3
votes

I'm using RabbitMQ 3.6.0 and Celery 3.1.20 on a Windows 10 machine in a Django application. Everything is running on the same computer. I've configured Celery to Acknowledge Late (CELERY_ACKS_LATE=True) and now I'm getting connection problems.

I start the Celery worker, and after 50-60 seconds of handling tasks each worker thread fails with the following message:

Couldn't ack ###, reason:ConnectionResetError(10054, 'An existing connection was forcibly closed by the remote host', None, 10054, None)

(### is the number of the task)

When I look at the RabbitMQ logs I see this:

=INFO REPORT==== 10-Feb-2016::22:16:16 === accepting AMQP connection <0.247.0> (127.0.0.1:55372 -> 127.0.0.1:5672)

=INFO REPORT==== 10-Feb-2016::22:16:16 === accepting AMQP connection <0.254.0> (127.0.0.1:55373 -> 127.0.0.1:5672)

=ERROR REPORT==== 10-Feb-2016::22:17:14 === closing AMQP connection <0.247.0> (127.0.0.1:55372 -> 127.0.0.1:5672): {writer,send_failed,{error,timeout}}

The error occurs exactly when the Celery workers are getting their connection reset.

I thought this was an AMQP Heartbeat issue, so I've added BROKER_HEARTBEAT = 15 to my Celery settings, but it did not make any difference.

2
Did you ever figure this out by chance?Jarad
In my case, I had the port at the end of the broker url. Removing the port resolved it. I think the port is handled automatically by celery and since broker may be running on a number of ports depending on availability, hard coding a port is not ideal.Patrick Mutuku

2 Answers

5
votes

I was having a similar issue with Celery on Windows with long running tasks with concurrency=1. The following configuration finally worked for me:

CELERY_ACKS_LATE = True
CELERYD_PREFETCH_MULTIPLIER = 1

I also started the celery worker daemon with the -Ofair option:

celery -A test worker -l info -Ofair

In my limited understanding, CELERYD_PREFETCH_MULTIPLIER sets the number of messages that sit in the queue of a specific Celery worker.
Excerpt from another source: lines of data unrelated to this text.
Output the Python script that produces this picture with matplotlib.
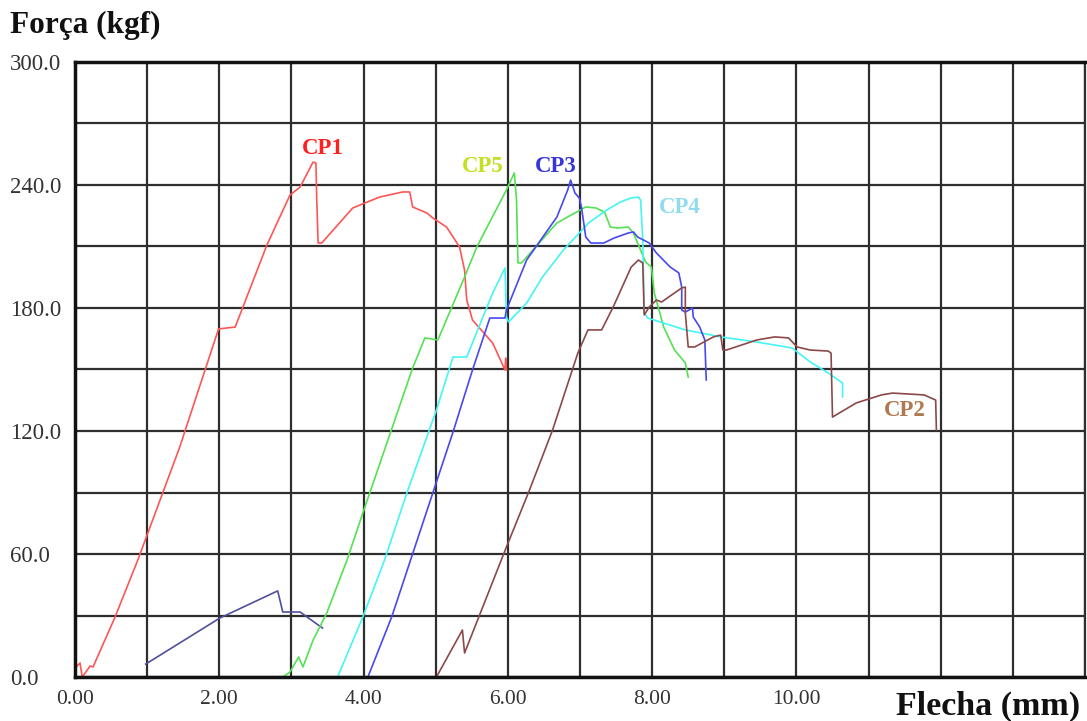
import matplotlib
matplotlib.use("Agg")
import matplotlib.pyplot as plt

# deflection (mm) / force (kgf)
cp1_x = [0.0, 0.07, 0.10, 0.15, 0.21, 0.25, 0.55, 0.87, 1.45, 1.99, 2.22, 2.66, 2.98, 3.12,
         3.30, 3.34, 3.35, 3.37, 3.42, 3.85, 4.22, 4.54, 4.64, 4.68, 4.88, 4.96, 5.15, 5.33,
         5.40, 5.43, 5.51, 5.79, 5.96, 5.97, 5.98]
cp1_y = [4.4, 6.8, 0.0, 2.4, 5.4, 4.9, 28.8, 57.0, 112.0, 169.8, 170.7, 210.7, 235.1, 239.0,
         251.2, 250.7, 234.0, 211.7, 211.7, 228.8, 234.1, 236.6, 236.6, 229.3, 226.3, 223.9,
         219.5, 209.8, 198.5, 183.9, 174.1, 162.9, 149.8, 155.6, 149.8]

cp1b_x = [0.98, 1.63, 2.01, 2.81, 2.88, 3.12, 3.43]
cp1b_y = [6.3, 20.5, 28.8, 42.0, 31.7, 31.7, 23.9]

cp5_x = [2.88, 2.98, 3.10, 3.16, 3.30, 3.49, 3.77, 3.99, 4.68, 4.85, 5.03, 5.40, 5.57, 5.98,
         6.09, 6.12, 6.14, 6.19, 6.68, 7.08, 7.22, 7.34, 7.42, 7.52, 7.67, 7.74, 7.91, 7.99,
         8.03, 8.16, 8.31, 8.46, 8.50]
cp5_y = [0.0, 2.4, 9.8, 4.9, 18.0, 31.2, 57.0, 80.0, 150.7, 165.4, 164.4, 195.1, 209.8, 237.6,
         245.9, 232.7, 202.0, 202.0, 221.5, 229.3, 228.8, 226.8, 219.5, 219.0, 219.5, 216.6,
         202.4, 200.0, 187.3, 170.7, 159.5, 153.2, 146.3]

cp4_x = [3.64, 3.99, 4.29, 4.60, 5.01, 5.24, 5.43, 5.79, 5.96, 5.98, 6.01, 6.26, 6.48, 6.77,
         7.12, 7.37, 7.56, 7.71, 7.81, 7.84, 7.87, 7.89, 7.94, 8.46, 8.95, 9.45, 9.94, 10.19,
         10.44, 10.64, 10.64]
cp4_y = [0.0, 29.3, 57.0, 89.8, 130.2, 156.1, 156.1, 187.3, 199.5, 175.6, 173.2, 182.4, 195.1,
         208.3, 221.5, 227.8, 231.7, 233.7, 234.1, 232.7, 213.2, 177.6, 175.1, 169.3, 165.9,
         163.4, 160.5, 153.7, 148.3, 143.4, 136.6]

cp3_x = [4.06, 4.39, 4.96, 5.24, 5.51, 5.75, 5.96, 5.98, 6.26, 6.68, 6.83, 6.87, 6.93, 6.99,
         7.02, 7.08, 7.15, 7.33, 7.47, 7.67, 7.74, 7.80, 7.96, 8.06, 8.25, 8.37, 8.41, 8.41,
         8.46, 8.56, 8.57, 8.66, 8.73, 8.75]
cp3_y = [0.0, 29.3, 89.8, 119.5, 149.8, 175.1, 175.1, 179.0, 203.4, 224.4, 237.6, 242.4, 236.1,
         233.7, 229.3, 214.6, 211.7, 211.7, 214.1, 216.6, 217.1, 214.6, 211.7, 206.8, 200.0,
         197.1, 190.2, 179.0, 178.0, 180.0, 175.6, 170.7, 164.4, 144.9]

cp2_x = [5.01, 5.37, 5.40, 5.98, 6.30, 6.62, 6.97, 7.11, 7.30, 7.46, 7.71, 7.81, 7.87, 7.89,
         7.96, 8.06, 8.13, 8.41, 8.46, 8.46, 8.50, 8.59, 8.85, 8.95, 8.98, 9.03, 9.45, 9.70,
         9.89, 10.01, 10.19, 10.44, 10.48, 10.50, 10.83, 11.18, 11.33, 11.77, 11.93, 11.94]
cp2_y = [0.0, 22.9, 11.7, 63.4, 91.2, 120.5, 158.0, 169.3, 169.3, 180.5, 200.0, 203.4, 202.0,
         176.6, 180.5, 183.9, 182.9, 189.8, 190.2, 177.6, 161.0, 161.0, 165.9, 166.8, 159.5,
         159.5, 164.4, 165.9, 165.4, 161.0, 159.5, 159.0, 158.0, 126.8, 133.7, 137.6, 138.5,
         137.6, 135.1, 120.5]

labels = ["CP1", "CP5", "CP3", "CP4", "CP2"]
label_x = [3.43, 5.65, 6.66, 8.38, 11.5]
label_y = [258, 249, 249, 229, 130]
label_colors = ["#ff2020", "#c4e020", "#3535d8", "#8fdcf0", "#b07850"]

x_ticks = list(range(0, 15))
x_tick_labels = ["0.00", "", "2.00", "", "4.00", "", "6.00", "", "8.00", "", "10.00", "", "", "", ""]
y_ticks = list(range(0, 301, 30))
y_tick_labels = ["0.0", "", "60.0", "", "120.0", "", "180.0", "", "240.0", "", "300.0"]

plt.rcParams["font.family"] = ["Liberation Serif", "DejaVu Serif"]

fig = plt.figure(figsize=(10.87, 7.21), dpi=100)
ax = fig.add_axes([75 / 1087, 44 / 721, 1010 / 1087, 615 / 721])

lw = 1.2
ax.plot(cp1_x, cp1_y, color="#ff5555", lw=lw)
ax.plot(cp1b_x, cp1b_y, color="#50509a", lw=lw)
ax.plot(cp5_x, cp5_y, color="#55e055", lw=lw)
ax.plot(cp4_x, cp4_y, color="#45f5f5", lw=lw)
ax.plot(cp3_x, cp3_y, color="#4848f0", lw=lw)
ax.plot(cp2_x, cp2_y, color="#8c4848", lw=lw)

for name, lx, ly, c in zip(labels, label_x, label_y, label_colors):
    ax.text(lx, ly, name, color=c, fontsize=16.5, fontweight="bold", ha="center", va="center")

ax.set_xlim(0, 14)
ax.set_ylim(0, 300)
ax.set_xticks(x_ticks)
ax.set_xticklabels(x_tick_labels)
ax.set_yticks(y_ticks)
ax.set_yticklabels(y_tick_labels)
ax.grid(True, color="#2e2e2e", lw=1.6)
ax.set_axisbelow(True)
ax.tick_params(axis="both", length=0, labelcolor="#333333")
ax.tick_params(axis="x", pad=9, labelsize=15.5)
ax.tick_params(axis="y", pad=47, labelsize=16.5)
for t in ax.get_yticklabels():
    t.set_horizontalalignment("left")

for side in ["left", "bottom", "top"]:
    ax.spines[side].set_linewidth(2.5)
    ax.spines[side].set_color("#111111")
ax.spines["right"].set_linewidth(1.6)
ax.spines["right"].set_color("#2e2e2e")

fig.text(10 / 1087, 1 - 25 / 721, "Força (kgf)", fontsize=22.5, fontweight="bold",
         ha="left", va="center", color="#111111")
fig.text(1080 / 1087, 1 - 706 / 721, "Flecha (mm)", fontsize=24.5, fontweight="bold",
         ha="right", va="center", color="#111111")

fig.savefig("out.png", dpi=100)
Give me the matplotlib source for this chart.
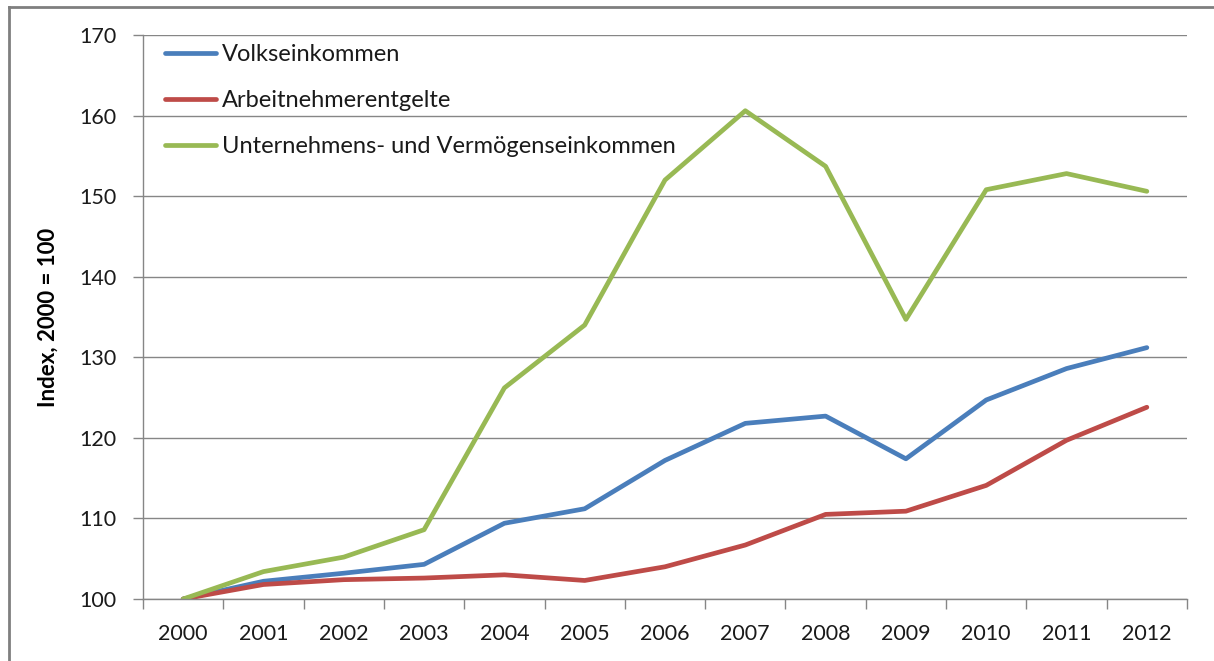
import matplotlib.pyplot as plt
from matplotlib.lines import Line2D

plt.rcParams['font.family'] = ['Lato', 'DejaVu Sans']

years = ['2000', '2001', '2002', '2003', '2004', '2005', '2006',
         '2007', '2008', '2009', '2010', '2011', '2012']
volkseinkommen = [100, 102.2, 103.2, 104.3, 109.4, 111.2, 117.2,
                  121.8, 122.7, 117.4, 124.7, 128.6, 131.2]
arbeitnehmer = [100, 101.8, 102.4, 102.6, 103.0, 102.3, 104.0,
                106.7, 110.5, 110.9, 114.1, 119.7, 123.8]
unternehmen = [100, 103.4, 105.2, 108.6, 126.2, 134.0, 152.0,
               160.6, 153.7, 134.7, 150.8, 152.8, 150.6]
labels = ['Volkseinkommen', 'Arbeitnehmerentgelte',
          'Unternehmens- und Vermögenseinkommen']
colors = ['#4a7ebb', '#be4b48', '#98b954']

fig = plt.figure(figsize=(12.14, 6.61), dpi=100)
ax = fig.add_axes([143 / 1214, 62 / 661, 1044 / 1214, 564 / 661])

x = list(range(len(years)))
for vals, lab, col in zip([volkseinkommen, arbeitnehmer, unternehmen], labels, colors):
    ax.plot(x, vals, color=col, lw=3.4, label=lab, solid_joinstyle='round',
            solid_capstyle='round')

ax.set_xlim(-0.5, len(years) - 0.5)
ax.set_ylim(100, 170)
ax.set_yticks(range(100, 171, 10))
ax.yaxis.grid(True, color='#868686', lw=1)
ax.set_axisbelow(True)

# category boundaries as major ticks, labels on minor ticks
ax.set_xticks([i - 0.5 for i in range(len(years) + 1)])
ax.set_xticklabels([])
ax.set_xticks(x, minor=True)
ax.set_xticklabels(years, minor=True)
ax.tick_params(axis='x', which='major', length=7, color='#868686', width=1)
ax.tick_params(axis='x', which='minor', length=0, pad=18, labelsize=15.5, labelcolor='#1a1a1a')
ax.tick_params(axis='y', length=7, color='#868686', width=1, pad=12,
               labelsize=15.5, labelcolor='#1a1a1a')

for s in ['top', 'right']:
    ax.spines[s].set_visible(False)
for s in ['left', 'bottom']:
    ax.spines[s].set_color('#868686')
    ax.spines[s].set_linewidth(1)

ax.set_ylabel('Index, 2000 = 100', fontsize=16, fontweight='bold')
ax.yaxis.set_label_coords(-0.081, 0.5)

leg = ax.legend(loc='upper left', bbox_to_anchor=(0.012, 1.0), frameon=False,
                fontsize=17, handlelength=2.15, handletextpad=0.25,
                labelspacing=1.05, borderaxespad=0)
for t in leg.get_texts():
    t.set_color('#1a1a1a')

# outer frame (left and top edges visible)
fig.add_artist(Line2D([9 / 1214, 9 / 1214], [0, 1 - 7 / 661], color='#7f7f7f', lw=2,
                      transform=fig.transFigure))
fig.add_artist(Line2D([9 / 1214, 1], [1 - 7 / 661, 1 - 7 / 661], color='#7f7f7f', lw=2,
                      transform=fig.transFigure))

fig.savefig('out.png', dpi=100)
By default it is set to 4. If you set it to 1, each worker will only consume one message and complete the task before it consumes another message. I was having issues with long-running task because the connection to RabbitMQ was consistently lost in the middle of the long task, but then the task was re-attempted if any other message/tasks were waiting in the celery queue.

The following option was also specific to my situation:

CELERYD_CONCURRENCY = 1

Setting concurrency to 1 made sense for me because I had long running tasks that needed a large amount of RAM so they each needed to run solo.

1
votes

@bbaker solution with CELERY_ACKS_LATE (which is task_acks_late in celery 4x) itself did not work for me. My workers are in Kubernetes pods and must be run with --pool solo and each task takes 30-60s.

I solved it by including broker_heartbeat=0

broker_pool_limit = None
task_acks_late = True
broker_heartbeat = 0
worker_prefetch_multiplier = 1